A putativa futura juíza do Supremo partilha com o seu desaparecido mestre Scalia a visão “originalista” da Constituição dos Estados Unidos. São adeptos de uma interpretação literal da lei, e não ditada pela leitura do contexto em que foi redigida ou tendo em conta a evolução histórica. O currículo de Barrett inclui decisões favoráveis a uma política dura na imigração, à licença de porte de armas e à limitação das buscas policiais, além de críticas públicas à reforma da saúde do antigo Presidente Barack Obama (Obamacare), que Trump tem contestado judicialmente. Barrett contestou o parecer do presidente do Supremo, John Roberts, quando o tribunal ditou a constitucionalidade daquela reforma.

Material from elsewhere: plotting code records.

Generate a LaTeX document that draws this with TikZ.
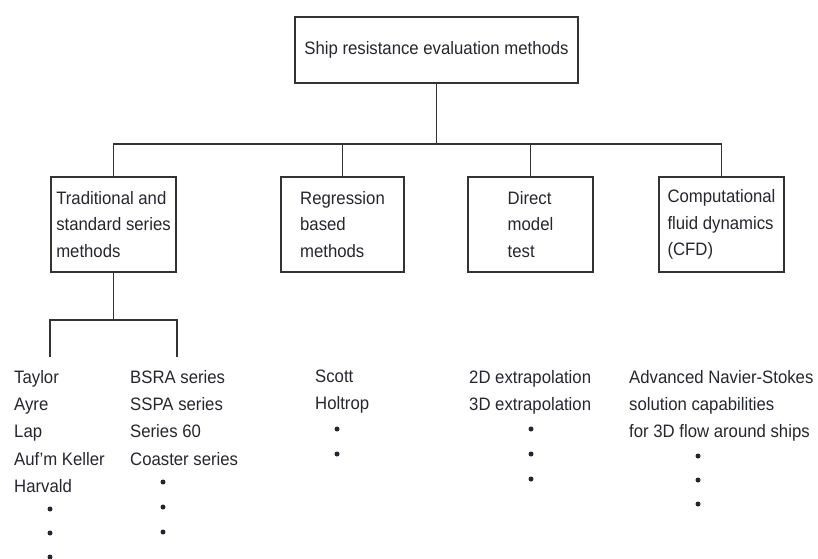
\documentclass[tikz,border=0pt]{standalone}
\usepackage{fontspec}
\setmainfont[FakeStretch=0.93]{Liberation Sans}
\definecolor{ink}{HTML}{333333}
\definecolor{txt}{HTML}{26262E}
\begin{document}
\begin{tikzpicture}[x=1pt,y=-1pt,
  every node/.style={text=txt},
  boxfont/.style={font=\fontsize{18}{26.6}\selectfont},
  box/.style={boxfont, draw=ink, line width=1.5pt, minimum width=125pt,
    minimum height=95pt, align=left, inner sep=0pt},
  wire/.style={draw=ink, line width=1.4pt},
  leaflist/.style={font=\fontsize{18}{27.4}\selectfont, anchor=north west,
    align=left, inner sep=0pt},
  dot/.style={fill=txt},
]
\fill[white] (0,0) rectangle (818,558);
\useasboundingbox (0,0) rectangle (818,558);

% root
\node[box, minimum width=283pt, minimum height=66pt, align=center] (root) at (436.5,50)
  {Ship resistance evaluation methods};

% method classes
\node[box] (trad) at (113.5,224.5) {Traditional and\\standard series\\methods};
\node[box, minimum width=123pt] (reg) at (342.5,224.5) {Regression\\based\\methods};
\node[box] (dmt) at (530.5,224.5) {Direct\\model\\test};
\node[box] (cfd) at (721.5,224.5) {Computational\\fluid dynamics\\(CFD)};

% bus from root to classes
\coordinate (bus) at (436.5,144);
\draw[wire] (root.south) -- (bus);
\draw[wire] (trad.north) |- (bus) -| (cfd.north);
\draw[wire] (reg.north) -- (reg.north |- bus);
\draw[wire] (dmt.north) -- (dmt.north |- bus);

% split under the traditional methods
\coordinate (split) at (113.5,320);
\coordinate (leafA) at (50,357);
\coordinate (leafB) at (177,357);
\draw[wire] (trad.south) -- (split);
\draw[wire] (leafA) |- (split) -| (leafB);

% example lists
\node[leaflist] (empirical) at (14,369.8) {Taylor\\Ayre\\Lap\\Auf’m Keller\\Harvald};
\node[leaflist] (series) at (130,369.8) {BSRA series\\SSPA series\\Series 60\\Coaster series};
\node[leaflist] (regr) at (315,369.8) {Scott\\Holtrop};
\node[leaflist] (extrap) at (469,369.8) {2D extrapolation\\3D extrapolation};
\node[leaflist] (ns) at (629,369.8) {Advanced Navier-Stokes\\solution capabilities\\for 3D flow around ships};

% continuation dots
\foreach \y in {509,533,557} \fill[dot] (50,\y) circle (2.5);
\foreach \y in {482,507,532} \fill[dot] (163,\y) circle (2.5);
\foreach \y in {429,454} \fill[dot] (337,\y) circle (2.5);
\foreach \y in {429,454,479} \fill[dot] (531,\y) circle (2.5);
\foreach \y in {456,480,504} \fill[dot] (698,\y) circle (2.5);
\end{tikzpicture}
\end{document}
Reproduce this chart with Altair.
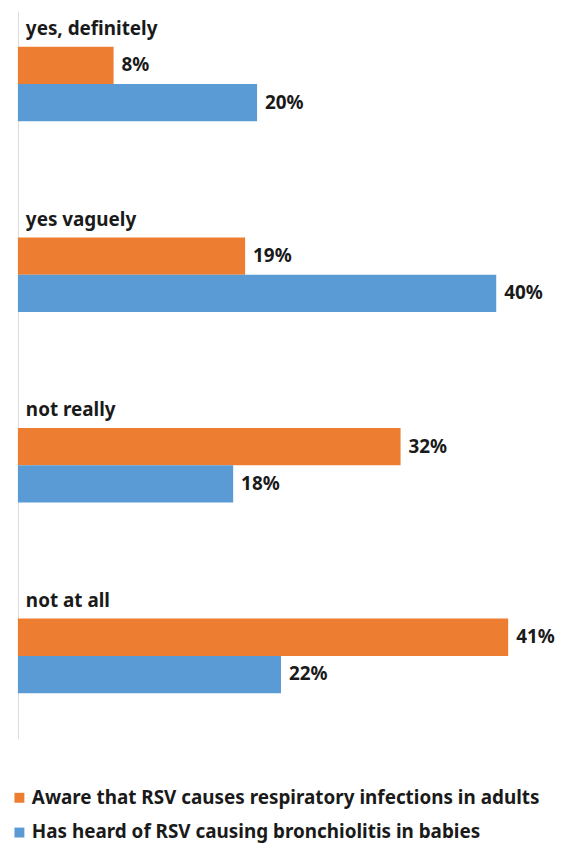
import altair as alt
import pandas as pd

categories = ["yes, definitely", "yes vaguely", "not really", "not at all"]
series = [
    "Aware that RSV causes respiratory infections in adults",
    "Has heard of RSV causing bronchiolitis in babies",
]
adults = [8, 19, 32, 41]
babies = [20, 40, 18, 22]
colors = ["#ED7D31", "#5B9BD5"]

rows = []
for c, a, b in zip(categories, adults, babies):
    rows.append({"category": c, "series": series[0], "value": a, "label": f"{a}%"})
    rows.append({"category": c, "series": series[1], "value": b, "label": f"{b}%"})
df = pd.DataFrame(rows)
cats = pd.DataFrame({"category": categories})

FONT = "Noto Sans"
FS = 19

yscale = alt.Scale(paddingInner=0.609, paddingOuter=0.2135, align=0.44)
xscale = alt.Scale(domain=[0, 44.5], nice=False, zero=True)

bars = alt.Chart(df).mark_bar().encode(
    x=alt.X("value:Q", scale=xscale, axis=None),
    y=alt.Y("category:N", sort=categories, scale=yscale,
            axis=alt.Axis(labels=False, ticks=False, title=None, grid=False,
                          domainColor="#d9d9d9", domainWidth=1)),
    yOffset=alt.YOffset("series:N", sort=series,
                        scale=alt.Scale(paddingInner=0, paddingOuter=0)),
    color=alt.Color("series:N", sort=series,
                    scale=alt.Scale(domain=series, range=colors),
                    legend=alt.Legend(orient="none", legendX=-8, legendY=783,
                                      direction="vertical", symbolType="square",
                                      symbolSize=100, symbolStrokeWidth=0,
                                      labelFontSize=19, labelFontWeight="bold",
                                      labelFont=FONT, labelColor="#1a1a1a",
                                      labelLimit=700, rowPadding=15,
                                      labelOffset=3, title=None, padding=0)),
)

values = alt.Chart(df).mark_text(
    align="left", baseline="middle", dx=8, fontSize=FS, fontWeight="bold",
    font=FONT, color="#1a1a1a"
).encode(
    x=alt.X("value:Q", scale=xscale),
    y=alt.Y("category:N", sort=categories),
    yOffset=alt.YOffset("series:N", sort=series),
    text="label:N",
)

cat_labels = alt.Chart(cats).mark_text(
    align="left", baseline="middle", dx=8, dy=-18, fontSize=FS,
    fontWeight="bold", font=FONT, color="#1a1a1a"
).encode(
    x=alt.datum(0),
    y=alt.Y("category:N", sort=categories, bandPosition=0),
    text="category:N",
)

chart = alt.layer(bars, values, cat_labels).properties(
    width=536, height=733,
    padding={"left": 2, "top": 0, "right": 0, "bottom": 0},
).configure(font=FONT).configure_view(strokeWidth=0, stroke="transparent")

chart.save("out.html", embed_options={"renderer": "svg", "actions": False})
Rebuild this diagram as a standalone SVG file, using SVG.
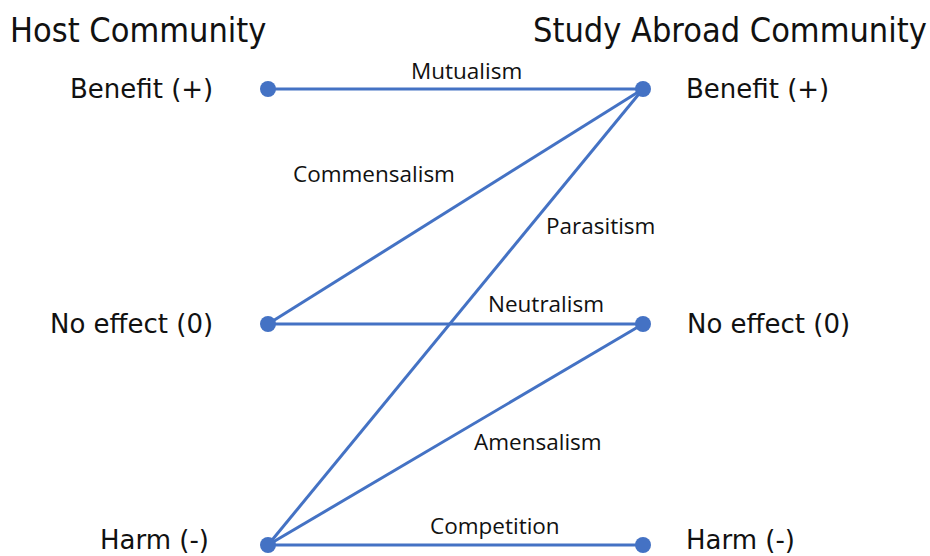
<svg xmlns="http://www.w3.org/2000/svg" width="930" height="556" viewBox="0 0 930 556">
<style>
.title{font-family:"DejaVu Sans Condensed","DejaVu Sans",sans-serif;font-size:34px;fill:#111}
.lvl{font-family:"DejaVu Sans",sans-serif;font-size:26px;fill:#111}
.rel{font-family:"Open Sans","Noto Sans",sans-serif;font-size:22.5px;fill:#111}
.edge{stroke:#4472C4;stroke-width:3;fill:none}
.dot{fill:#4472C4}
</style>
<rect width="930" height="556" fill="#fff"/>
<text class="title" x="10" y="42">Host Community</text>
<text class="title" x="533" y="42">Study Abroad Community</text>
<g id="connectors">
<line class="edge" x1="268" y1="89" x2="643" y2="89"/>
<line class="edge" x1="268" y1="324" x2="643" y2="89"/>
<line class="edge" x1="268" y1="324" x2="643" y2="324"/>
<line class="edge" x1="268" y1="545" x2="643" y2="89"/>
<line class="edge" x1="268" y1="545" x2="643" y2="324"/>
<line class="edge" x1="268" y1="545" x2="643" y2="545"/>
<text class="rel" x="411" y="79">Mutualism</text>
<text class="rel" x="293" y="182">Commensalism</text>
<text class="rel" x="546" y="234">Parasitism</text>
<text class="rel" x="488" y="312">Neutralism</text>
<text class="rel" x="474" y="450">Amensalism</text>
<text class="rel" x="430" y="534">Competition</text>
</g>
<g id="host-benefit"><circle class="dot" cx="268" cy="89" r="8"/><text class="lvl" x="70" y="98">Benefit (+)</text></g>
<g id="host-noeffect"><circle class="dot" cx="268" cy="324" r="8"/><text class="lvl" x="50" y="333">No effect (0)</text></g>
<g id="host-harm"><circle class="dot" cx="268" cy="545" r="8"/><text class="lvl" x="100" y="549">Harm (-)</text></g>
<g id="abroad-benefit"><circle class="dot" cx="643" cy="89" r="8"/><text class="lvl" x="686" y="98">Benefit (+)</text></g>
<g id="abroad-noeffect"><circle class="dot" cx="643" cy="324" r="8"/><text class="lvl" x="687" y="333">No effect (0)</text></g>
<g id="abroad-harm"><circle class="dot" cx="643" cy="545" r="8"/><text class="lvl" x="686" y="549">Harm (-)</text></g>
</svg>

Uma batalha na guerra pela Casa Branca
O momento em que se abriu a vaga no Supremo, por falecimento de Ginsburg, torna a sua sucessão crucial na disputa pela Casa Branca. Ao preferir Barrett, Trump agradará ao eleitorado religioso, numa altura em que as sondagens mostram Joe Biden à frente em estados fulcrais. Mas os temores do eleitorado liberal podem também levar a uma mobilização eleitoral favorável ao ex-vice-presidente democrata.
A proximidade das eleições explica em parte a celeridade que os republicamos quiseram imprimir ao processo. É vontade do Presidente que Barrett seja confirmada antes de 3 de novembro, dia da ida às urnas, sinal da relevância que o Supremo irá adquirir caso o resultado das presidenciais seja contestado. Há 20 anos foi o alto tribunal a declarar a vitória de George W. Bush sobre Al Gore. Este ano, com a pandemia a implicar grande número de votos pelo correio; regras e prazos diferentes entre estados para exercê-lo; e um chefe de Estado a pré-anunciar fraude eleitoral e a negar-se a prometer transição pacífica em caso de derrota, a conclusão pode chegar muitos depois de os americanos votarem e exigir intervenção judicial.
O Politico.com prevê que as audições de Barrett no Senado comecem por volta de 12 de outubro. A votação exige apenas maioria simples, que o Partido Republicano detém, mas por escassa margem (soma 53 senadores). Se houvesse dissidências a confirmação poderia estar em causa, mas até agora só duas senadoras admitiram votar contra.
Susan Collins e Lisa Murkowski estão renitentes em apoiar a rapidez do processo, por coerência com o que sucedeu há quatro anos. Falecido Scalia de repente, em fevereiro de 2016, Obama quis nomear o juiz Merrick Garland para substituí-lo, mas os republicanos impediram-no, com o argumento de que no último ano de mandato o Presidente devia deixar essa prerrogativa ao seu sucessor, a eleger dali a nove meses.
Agora, reivindica o Partido Democrata, deviam fazer o mesmo e esperar pela eleição, que está bem mais próxima do que quando Obama escolheu Garland. Nisto acompanham-nos 62% dos cidadãos, segundo um estudo de opinião divulgado pela cadeia televisiva ABC. Contudo, Trump e o líder da maioria no Senado, Mitch McConnell, cedo excluíram tal hipótese. Se não houver mais republicanos a furar a disciplina de voto, Barrett será juíza do Supremo.
McConnell sublinha, como outros senadores (incluindo Mitt Romney, o único que em 2019 votou a favor da destituição de Trump, e em quem os democratas depositavam esperanças agora), que a diferença entre 2016 e 2020 é que agora o Partido Republicano controla o Senado e a Casa Branca, o que não era o caso do Partido Democrata há quatro anos. Por outro lado, fazer girar os holofotes para o Supremo distrai de notícias mais negativas, como os resultados da pandemia a nível de mortes e de impacto económico.